Can anyone explain the reason behind this behavior?
We have a Windows 2003 R2 Standard Edition server.
The server is attached to the domain but we log into the server using a local account.

An application on the server has to be able to access resources on several other servers. The application is setup to run as a service and a domain id\password is set for that service to run under.

We used to have drive mappings on the server pointing to a number of other servers and they were setup to use alternate credentials using a domain ID.
We had settings in the User Accounts and Passwords that set the UNC paths and domain ID\password to use for those resources.

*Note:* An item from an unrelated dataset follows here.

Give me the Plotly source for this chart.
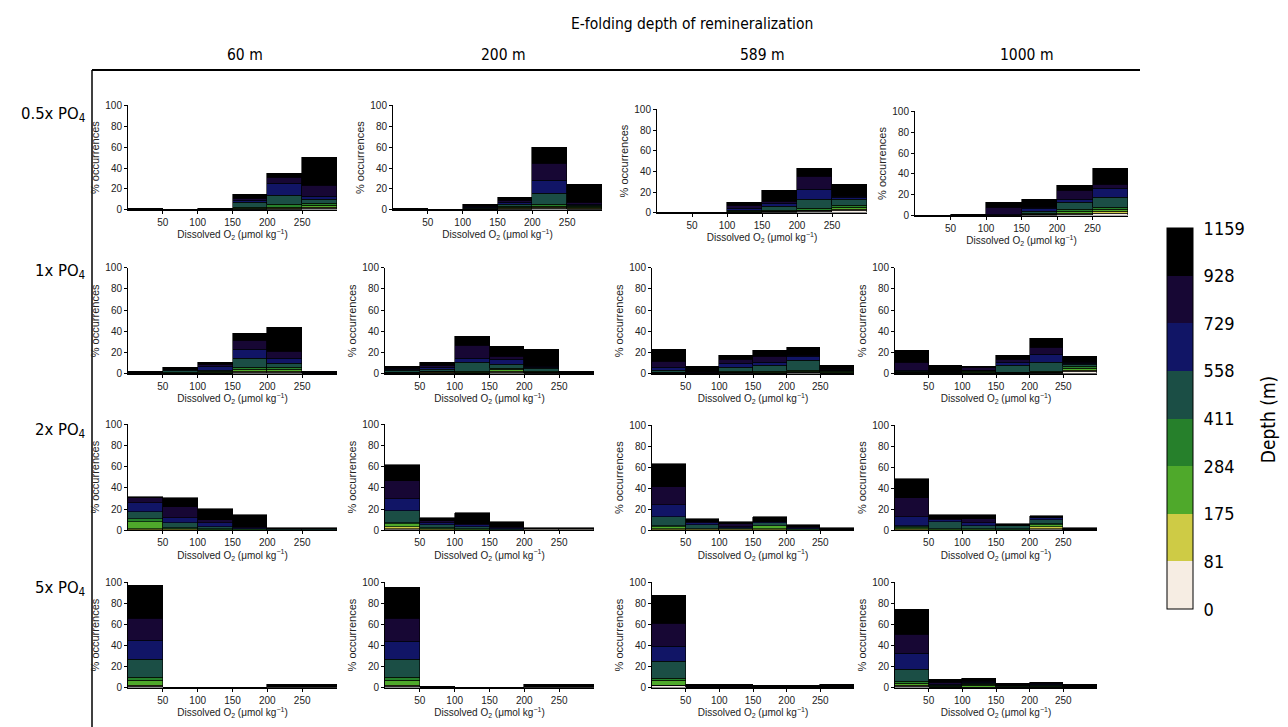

We recently tested removing the drive mappings, all Network Places and all entries under User Accounts and Passwords, then rebooted the server. After the server came back up it was still able to write data to the network shares that the local logon ID for the server does not have access to.
Is the server somehow persisting the cached credentials for those shares for some period of time even after rebooting the server?

My first thought was that somehow the credentials stored for the application service were being passed to the remote servers when the shares were accessed, but some of those shares require different credentials so not all of them can be so easily explained.

Thoughts?
We are trying to determine what the best means of providing the credentials to the remote servers is.
The server has to be able to operate without someone having to manually interact to provide login credentials.
It was suggested that we setup Network Places to ensure that the credentials are stored but I am not confident that the credentials are automatically passed without user intervention when it is a background application trying to connect. I can find no information on Network Places that adequately describe how it functions.
I am considering the use of Stored Usernames and Passwords which I believe should work as we need but wanted to test that access was working correctly and after removing all network places, stored usernames/passwords and drive mappings connectivity is still there while it should not be so I cannot effectively test the different methods.



At my age I still learn something new every day, but I forget two others.
 
Well you could continue the drive mapping which of course provides the need information. As you know since the information is stored in a plain text file that is not secure.

Ideally you would have an account on the remote servers that matched the DOMAIN log on account username and password. That way you can map the drives without supplying username and password, or use a UNC path.